Education Secretary Betsy DeVos on Tuesday scrapped a plan to overhaul the government’s system for collecting payments on $1.3 trillion in federal loans, canceling a contract procurement that would have handed management of nearly all aspects of the system over to a single vendor.
Ms. DeVos said in May that the department would stick with that approach, but with one major change: It wanted a single company to both build the new system and have the option of servicing all of the loans itself. Putting the entire project in one vendor’s hands would be “more effective and efficient,” she said at the time.
But the department’s winner-take-all plan prompted a broad outcry from consumer advocates, lawmakers, and even the industry itself, which is accustomed to splitting up the government’s lucrative contracts for student loan collection among a number of entrenched vendors.
A bipartisan group of senators introduced legislation on Monday to block the Education Department from moving all federal student loans to a single company.

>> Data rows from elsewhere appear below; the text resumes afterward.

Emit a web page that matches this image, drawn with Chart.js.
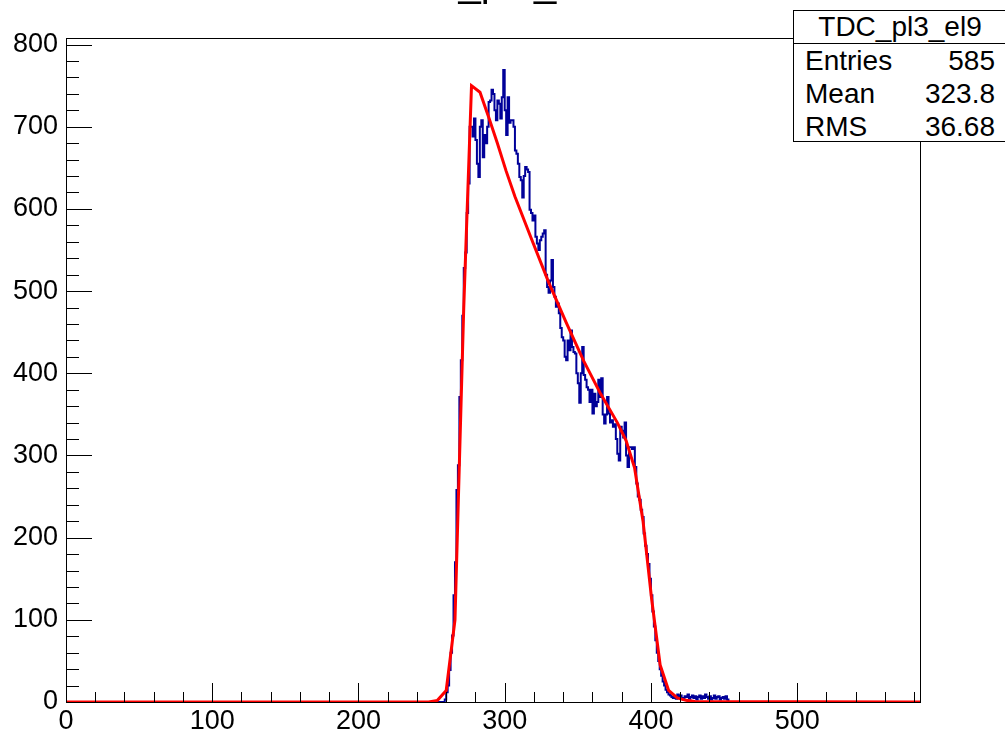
<!DOCTYPE html>
<html>
<head>
<meta charset="utf-8">
<script src="https://cdn.jsdelivr.net/npm/chart.js@4.4.1/dist/chart.umd.min.js"></script>
<style>
  html, body { margin: 0; padding: 0; background: #fff; overflow: hidden; }
  #wrap { position: relative; width: 1005px; height: 730px; font-family: "Liberation Sans", Arial, sans-serif; }
  #title { position: absolute; left: 0; width: 986px; top: -38px; text-align: center;
           font-size: 40px; line-height: 40px; color: #000; white-space: nowrap; }
  #stats { position: absolute; left: 793px; top: 10px; width: 214px; height: 132px;
           border: 1px solid #000; background: #fff; box-sizing: border-box; font-size: 28px; color: #000; }
  #stats .hd { height: 32px; line-height: 32px; text-align: center; border-bottom: 1px solid #000; }
  #stats .row { display: flex; justify-content: space-between; height: 33px; line-height: 33px;
                padding: 0 11px 0 11px; }
</style>
</head>
<body>
<div id="wrap">
  <canvas id="c" width="1005" height="730"></canvas>
  <div id="title">TDC_pl3_el9</div>
  <div id="stats">
    <div class="hd">TDC_pl3_el9</div>
    <div class="row"><span>Entries</span><span>585</span></div>
    <div class="row"><span>Mean</span><span>323.8</span></div>
    <div class="row"><span>RMS</span><span>36.68</span></div>
  </div>
</div>
<script>
// TDC histogram (1 unit bins) with a red fit curve, ROOT-style frame.
const xMin = 0, xMax = 584;
const yMin = 0, yMax = 808;
const xTickLabels = [0, 100, 200, 300, 400, 500];
const yTickLabels = [0, 100, 200, 300, 400, 500, 600, 700, 800];

// histogram contents, first entry is bin 255
const binStart = 255;
const counts = [
  0, 0, 0, 0, 3, 12, 20, 39, 60, 81,                 // 255-264
  130, 170, 258, 288, 371, 416, 470, 528, 547, 595,  // 265-274
  631, 700, 700, 688, 710, 684, 655, 639, 700, 708,  // 275-284
  663, 690, 680, 700, 730, 732, 745, 740, 720, 708,  // 285-294
  732, 728, 710, 736, 769, 720, 690, 736, 705, 708,  // 295-304
  708, 700, 671, 667, 655, 639, 635, 614, 640, 651,  // 305-314
  648, 645, 599, 595, 586, 592, 566, 558, 550, 562,  // 315-324
  566, 570, 574, 520, 505, 498, 513, 538, 505, 493,  // 325-334
  481, 485, 473, 455, 444, 440, 420, 416, 440, 428,  // 335-344
  452, 432, 426, 424, 400, 388, 364, 400, 432, 398,  // 345-354
  392, 383, 380, 365, 380, 351, 375, 360, 365, 392,  // 355-364
  371, 394, 350, 339, 350, 371, 351, 340, 343, 335,  // 365-374
  338, 320, 302, 294, 335, 330, 322, 340, 300, 286,  // 375-384
  310, 310, 308, 310, 286, 266, 250, 246, 234, 225,  // 385-394
  205, 190, 180, 168, 150, 130, 110, 92, 75, 60,     // 395-404
  50, 40, 32, 25, 20, 15, 12, 9, 8, 6,               // 405-414
  5, 7, 4, 9, 6, 8, 5, 3, 7, 6,                      // 415-424
  9, 4, 6, 8, 5, 7, 3, 6, 8, 4,                      // 425-434
  7, 5, 9, 6, 4, 7, 3, 5, 8, 4,                      // 435-444
  6, 7, 3, 5, 6, 4, 7, 3                             // 445-452
];

// fit curve vertices (polyline as drawn)
const fitX = [0, 248, 254, 260, 266, 272, 277.3, 283.1, 289, 295, 301, 307, 318, 330,
              342, 354, 365.6, 377, 383, 388.8, 394.6, 400.5, 406.3, 412.1, 418, 424, 430, 584];
const fitY = [0, 0, 2, 14, 100, 480, 750, 742, 712, 680, 646, 615, 565, 511,
              462, 415, 375, 340, 318, 285, 220, 125, 45, 14, 5, 2, 0.5, 0];

const histPts = [{ x: xMin, y: 0 }];
counts.forEach((c, i) => histPts.push({ x: binStart + i + 0.5, y: c }));
histPts.push({ x: binStart + counts.length + 0.5, y: 0 }, { x: xMax, y: 0 });
const fitPts = fitX.map((x, i) => ({ x, y: fitY[i] }));

const FONT = { family: '"Liberation Sans", Arial, sans-serif', size: 27 };

// frame + inward ticks, ROOT style
const rootFrame = {
  id: 'rootFrame',
  afterDraw(chart) {
    const { ctx, chartArea: a, scales: { x, y } } = chart;
    ctx.save();
    ctx.strokeStyle = '#000';
    ctx.lineWidth = 1;
    ctx.beginPath();
    for (let v = 0; v <= xMax; v += 20) {
      const px = Math.round(x.getPixelForValue(v)) + 0.5;
      const len = v % 100 === 0 ? 19 : 10;
      ctx.moveTo(px, a.bottom); ctx.lineTo(px, a.bottom - len);
    }
    for (let v = 0; v <= yMax; v += 20) {
      const py = Math.round(y.getPixelForValue(v)) + 0.5;
      const len = v % 100 === 0 ? 26 : 13;
      ctx.moveTo(a.left, py); ctx.lineTo(a.left + len, py);
    }
    ctx.stroke();
    ctx.strokeRect(Math.round(a.left) + 0.5, Math.round(a.top) + 0.5,
                   Math.round(a.right - a.left), Math.round(a.bottom - a.top));
    ctx.restore();
  }
};

new Chart(document.getElementById('c'), {
  type: 'line',
  data: {
    datasets: [
      { data: fitPts, borderColor: '#ff0000', borderWidth: 3, pointRadius: 0,
        tension: 0, order: 0 },
      { data: histPts, borderColor: '#000099', borderWidth: 2, pointRadius: 0,
        stepped: 'middle', order: 1 },
    ]
  },
  options: {
    responsive: false,
    animation: false,
    devicePixelRatio: 1,
    layout: { padding: { left: 0, right: 85, top: 38, bottom: 0 } },
    plugins: { legend: { display: false }, tooltip: { enabled: false } },
    scales: {
      x: {
        type: 'linear', min: xMin, max: xMax,
        grid: { display: false, drawTicks: false },
        border: { display: false },
        afterBuildTicks: s => { s.ticks = xTickLabels.map(v => ({ value: v })); },
        afterFit: s => { s.height = 28; },
        ticks: { color: '#000', font: FONT, padding: 3, maxRotation: 0, autoSkip: false },
      },
      y: {
        type: 'linear', min: yMin, max: yMax,
        grid: { display: false, drawTicks: false },
        border: { display: false },
        afterBuildTicks: s => { s.ticks = yTickLabels.map(v => ({ value: v })); },
        afterFit: s => { s.width = 66; },
        ticks: { color: '#000', font: FONT, padding: 8, autoSkip: false },
      },
    },
  },
  plugins: [rootFrame],
});
</script>
</body>
</html>
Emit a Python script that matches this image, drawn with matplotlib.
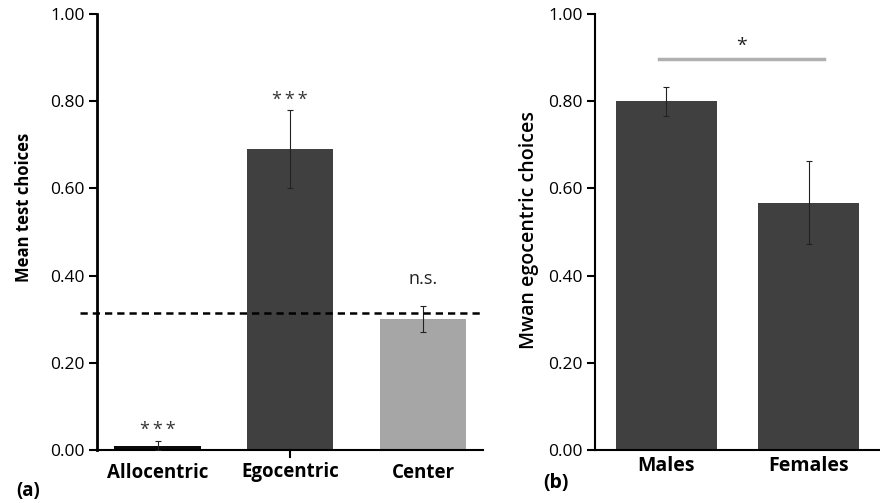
import numpy as np
import matplotlib.pyplot as plt

plt.rcParams['font.family'] = ['Open Sans', 'DejaVu Sans']

# panel (a)
cats_a = ['Allocentric', 'Egocentric', 'Center']
means_a = [0.01, 0.69, 0.30]
err_lo_a = [0.01, 0.09, 0.03]
err_hi_a = [0.01, 0.09, 0.03]
colors_a = ['#0a0a0a', '#404040', '#a6a6a6']
sig_a = ['***', '***', 'n.s.']
sig_a_pos = [0.053, 0.81, 0.392]
chance = 0.315

# panel (b)
cats_b = ['Males', 'Females']
means_b = [0.80, 0.567]
err_b = [0.033, 0.095]
sig_b = '*'
sig_b_level = 0.897

fig = plt.figure(figsize=(8.8, 5.03), dpi=100)
ticks_y = np.arange(0, 1.01, 0.2)

# ---- (a)
ax1 = fig.add_axes([97/880, 53/503, 386/880, 436/503])
x = np.arange(len(cats_a))
ax1.bar(x, means_a, 0.65, color=colors_a, zorder=2)
ax1.errorbar(x, means_a, yerr=[err_lo_a, err_hi_a], fmt='none', ecolor='#222222',
             elinewidth=0.8, capsize=2, capthick=0.8, zorder=3)
ax1.axhline(chance, xmin=-0.045, xmax=1.0, color='black', lw=1.8, ls=(0, (2.9, 2.0)),
            clip_on=False, zorder=4)
for i in range(len(cats_a)):
    if sig_a[i] == 'n.s.':
        ax1.text(x[i], sig_a_pos[i], sig_a[i], ha='center', va='center', fontsize=13, color='#222222')
    else:
        ax1.text(x[i], sig_a_pos[i] - 0.008, '\u2009'.join(sig_a[i]), ha='center', va='center',
                 fontsize=13, color='#333333')
ax1.set_xlim(-0.456, 2.452)
ax1.set_ylim(0, 1.0)
ax1.set_yticks(ticks_y)
ax1.set_yticklabels(['%.2f' % t for t in ticks_y])
ax1.set_xticks(x)
ax1.set_xticklabels(cats_a, fontsize=13.5, fontweight='bold')
ax1.set_ylabel('Mean test choices', fontsize=12, fontweight='bold')
ax1.yaxis.set_label_coords(-0.165, 0.557)
ax1.tick_params(axis='y', labelsize=12.5, length=6, width=1.5, direction='out', pad=3)
ax1.tick_params(axis='x', length=0, pad=9)
ax1.spines['top'].set_visible(False)
ax1.spines['right'].set_visible(False)
ax1.spines['left'].set_linewidth(2)
ax1.spines['bottom'].set_linewidth(1.5)
ax1.plot([1, 1], [0, -0.015], transform=ax1.get_xaxis_transform(), color='black',
         lw=1.5, clip_on=False)
fig.text(16/880, 1 - 491/503, '(a)', fontsize=13.5, fontweight='bold', va='center')

# ---- (b)
ax2 = fig.add_axes([595/880, 53/503, 285/880, 436/503])
xb = np.arange(len(cats_b))
ax2.bar(xb, means_b, 0.71, color='#404040', zorder=2)
ax2.errorbar(xb, means_b, yerr=err_b, fmt='none', ecolor='#222222',
             elinewidth=0.8, capsize=2, capthick=0.8, zorder=3)
ax2.plot([-0.05, 1.11], [sig_b_level, sig_b_level], color='#b0b0b0', lw=2.5)
ax2.text(0.53, 0.928, sig_b, ha='center', va='center', fontsize=14, color='#222222')
ax2.set_xlim(-0.5, 1.5)
ax2.set_ylim(0, 1.0)
ax2.set_yticks(ticks_y)
ax2.set_yticklabels(['%.2f' % t for t in ticks_y])
ax2.set_xticks(xb)
ax2.set_xticklabels(cats_b, fontsize=14, fontweight='bold')
ax2.set_ylabel('Mwan egocentric choices', fontsize=14, fontweight='semibold')
ax2.yaxis.set_label_coords(-0.196, 0.505)
ax2.tick_params(axis='y', labelsize=12.5, length=6, width=1.5, direction='out', pad=3)
ax2.tick_params(axis='x', length=0, pad=4)
ax2.spines['top'].set_visible(False)
ax2.spines['right'].set_visible(False)
ax2.spines['left'].set_linewidth(1.5)
ax2.spines['bottom'].set_linewidth(1.5)
fig.text(543/880, 1 - 483/503, '(b)', fontsize=14, fontweight='bold', va='center')

fig.savefig('out.png', dpi=100)
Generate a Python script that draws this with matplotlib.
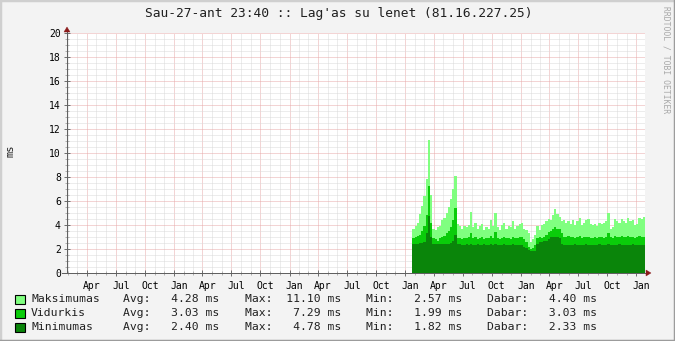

Roy Blunt, a Missouri Republican, said that legislative action was needed to “prevent any one student loan servicer from becoming so large it poses a risk to taxpayers.” He was joined by another Republican, James Lankford of Oklahoma, and two Democrats, Jeanne Shaheen of New Hampshire and Elizabeth Warren of Massachusetts.
“Maintaining choice and competition amongst student loan servicers is the best way to ensure they will continue improving services for student borrowers,” Mr. Blunt said in a statement. He called the department’s change of course “a step in the right direction.”